I was angry. I told my uncle that Al Sharpton really isn’t my generation, but honestly, mostly I was angry because I have plenty of experience with family members dismissing my views as me turning my brain off and copying others and not recognizing my ability to form my own ideas. I told him I have formed my opinions on this matter from reading blogs by people of color, listening to people’s lived experience, doing my own research, and studying the history of racial conflict in our nation. I told him I was not ignorant or simply being “politically correct.” For once, I felt unafraid.

But then later in the day my father walked into the room and said “I need to check on how things are going in Ferguson.” I picked up my laptop and fled to the other side of the house post haste. I can’t argue about something like this with my father. Perhaps I am a coward. Perhaps I need to do more. I don’t know. What I do know is that he and I have a history, and that as a result of that history any conversation I have with him that even touches on politics spikes my blood pressure and sends me into a downward emotional spiral. I knew what would have happened, that I would have been angry and that he would have dismissed me as emotional. And so I fled.

There was a time I thought like my father, and like my uncle. Like them, I believed racism was a thing of the past. I thought I was “colorblind,” and that black people were disproportionately stuck in poverty because they were lazy. I talked about “the race card” and believed that black people held themselves back through a victim mentality. In other words, I believed that black people—not white people, not structural inequality—were the problem. Then one day I became an adult and found that much I thought I knew was wrong, or built on faulty perceptions. So I listened, and I learned, and I grew. I wish there was a way I could prod my uncle or my father to do the same, but then, they have been adults for decades and are set in their ways of thinking in a way that I, as a young adult when my perception shifted, was not.

When Sally started kindergarten this year, it meant a new new school and new friends. Sally frequently told me about a girl in her class named Louisa, describing her as the tallest child in the class.

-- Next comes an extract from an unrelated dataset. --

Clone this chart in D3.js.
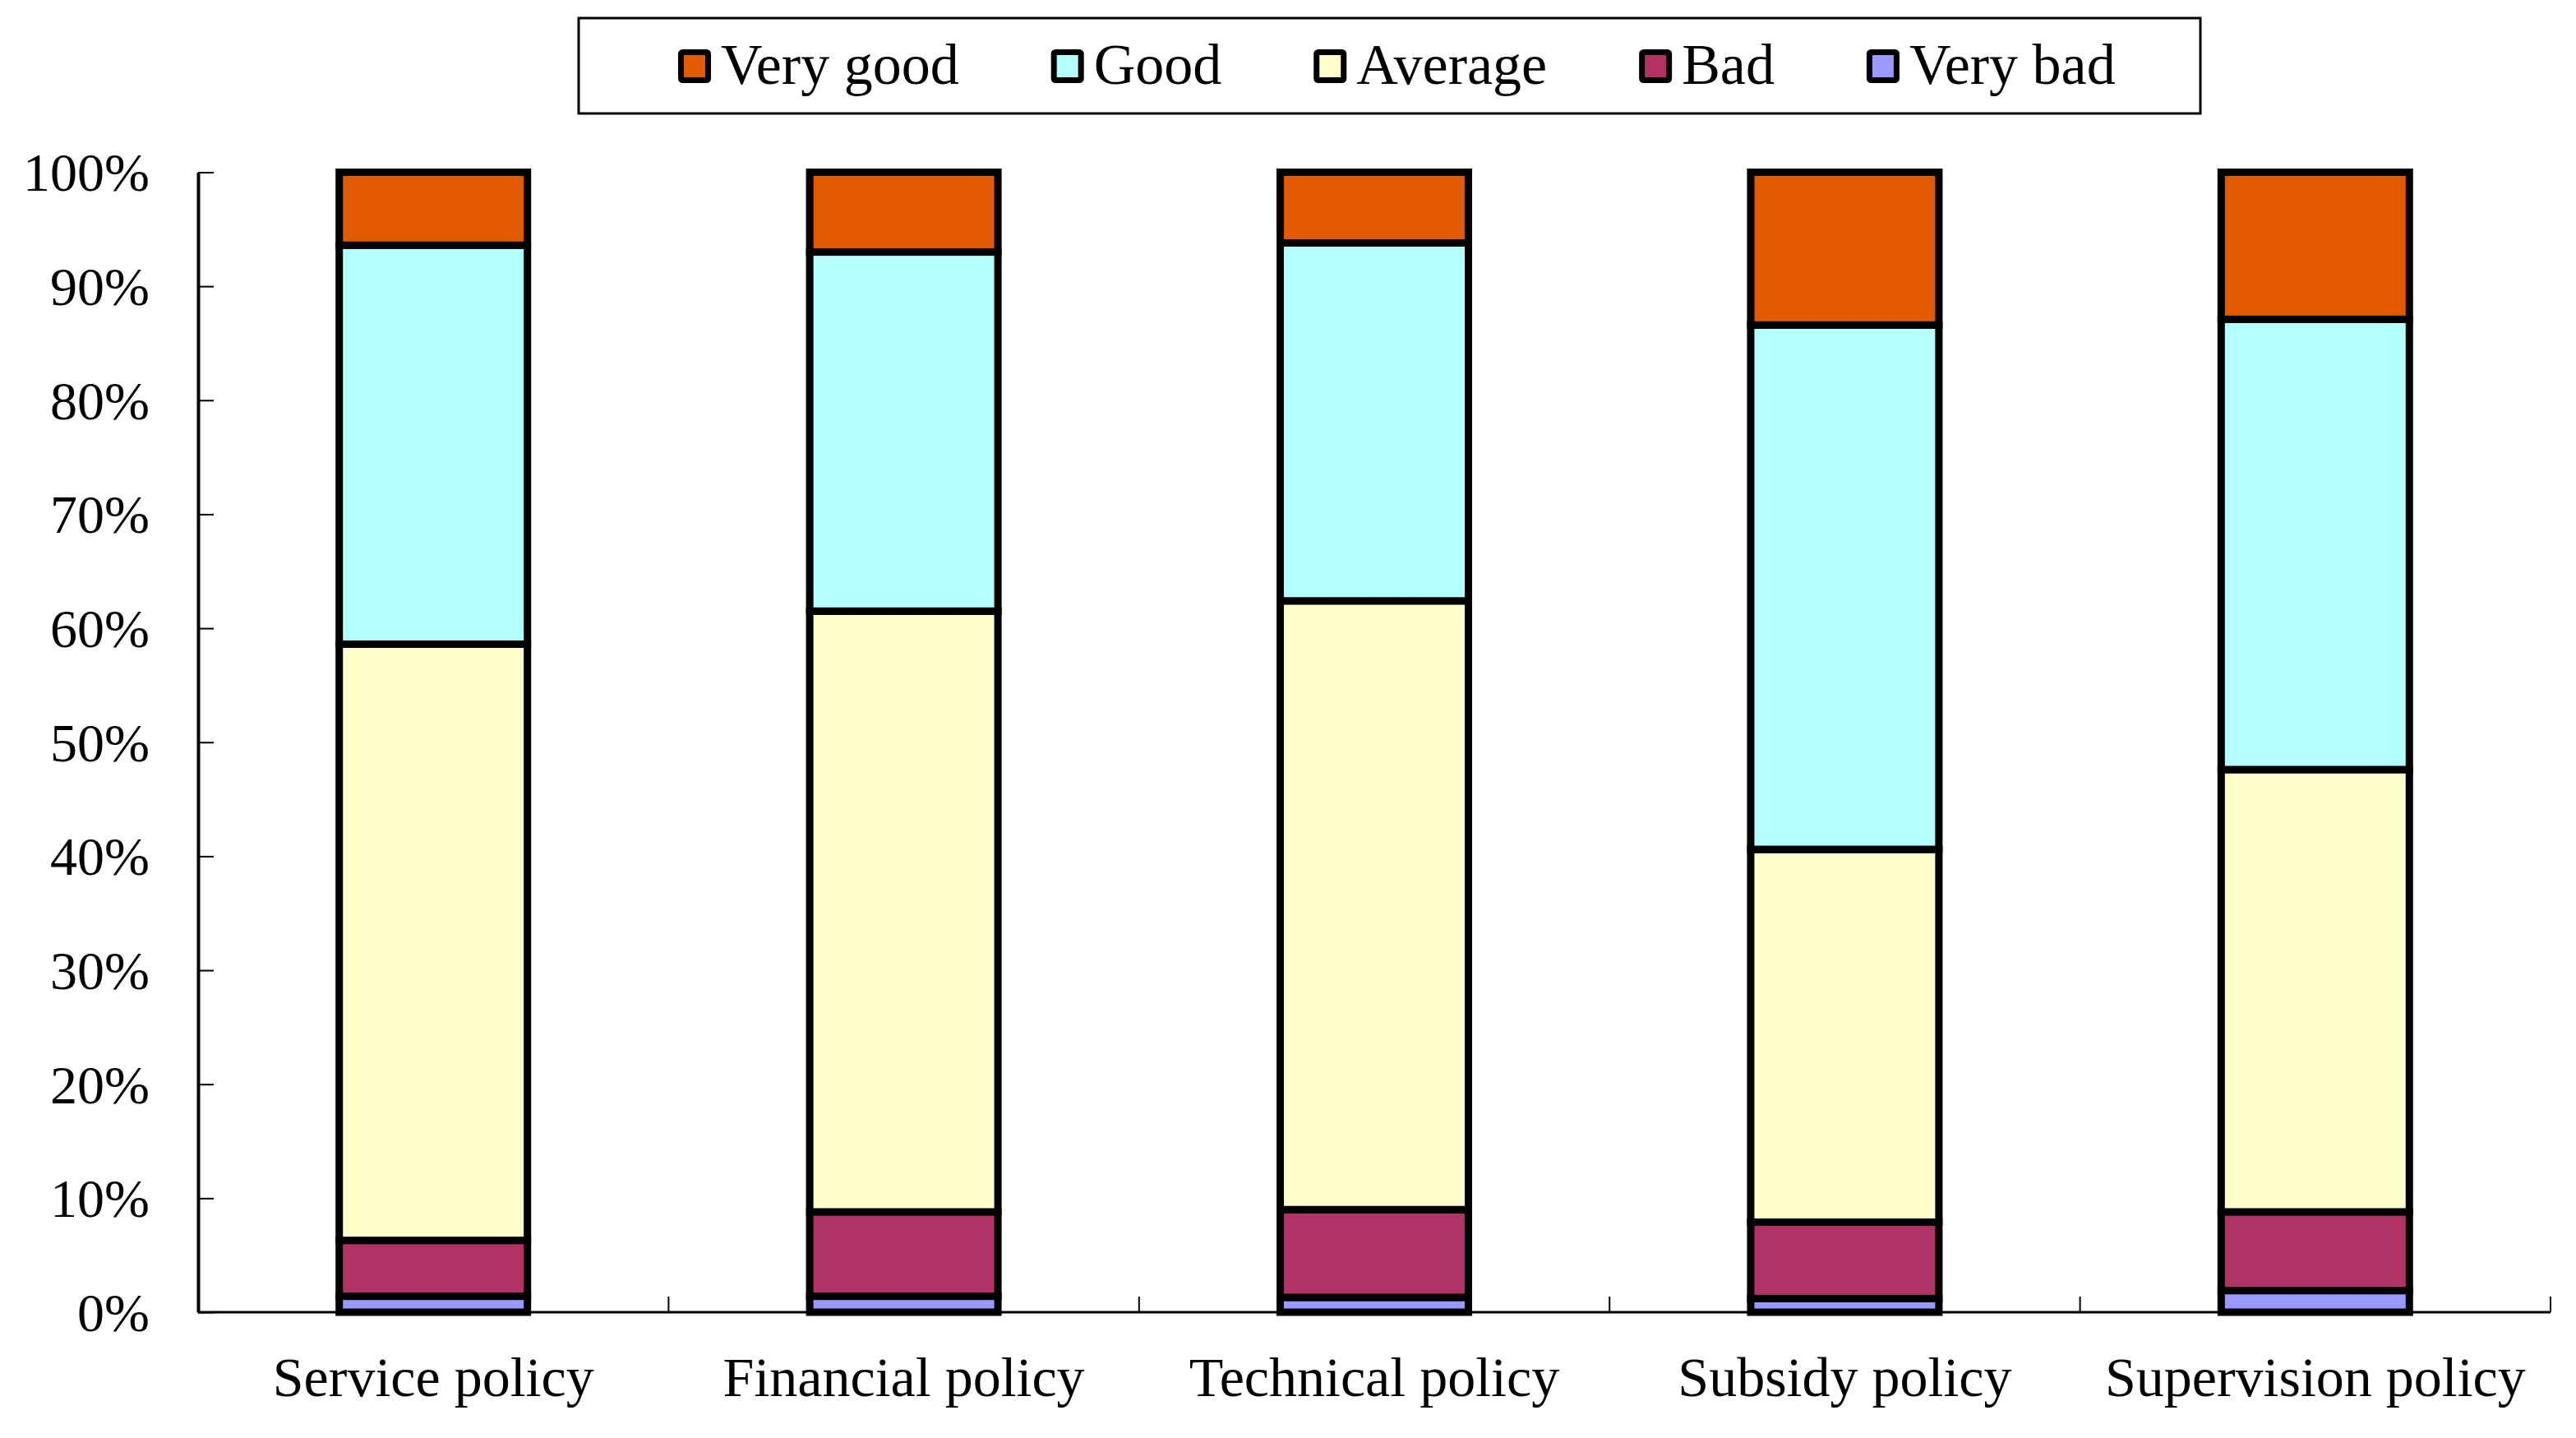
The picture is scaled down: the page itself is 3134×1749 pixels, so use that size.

Several months into the fall I met Louisa, a lanky little black girl with braided pigtails, while dropping something by the school. This struck me as interesting, because the most important thing about Louisa’s appearance, for Sally, was not her race but her height. It would be easy to wax lyterical about children being colorblind, but it can’t end there, because race does matter. I was raised by parents who believed they were colorblind, but did not recognize the way race affects people’s experiences in this country.

I remember a time when I was an undergraduate, when my college’ s football team played their main rivals at their home stadium. This game was a really big deal, probably a qualifying match of some sort. In case it’s obvious, I know very little about sports in general and football in particular, but I do remember this game. I remember it because the residence hall I lived in was immediately between the stadium and campus, and the residence hall directors were worried that post-game rioting might pose a safety threat to our residence hall. The topic was discussed at length at a hall council meeting and additional safety steps were taken to ensure that should rioting ensue, our dorm would not be breached. In the end, the feared rioting did not occur. But the residence hall directors weren’t worried for no reason.

White people riot too. We riot over sports. I abhor the white narrative that if black people riot, it somehow legitimizes the injustice that provoked their rioting. But there’s other things, too. For example, whites and blacks do drugs at similar rates, but black individuals are far more likely to be arrested and sentenced for drug offenses than are white individuals. Both black people and white people riot and do drugs, but when they do so they are perceived differently.

I have no idea where we go from here, and it’s not my place to determine that. I do know that I have been truly inspired by the bravery and honesty of the people of color I follow on twitter and on the blogosphere.

Feel free to suggest more voices to follow. Staying informed is important.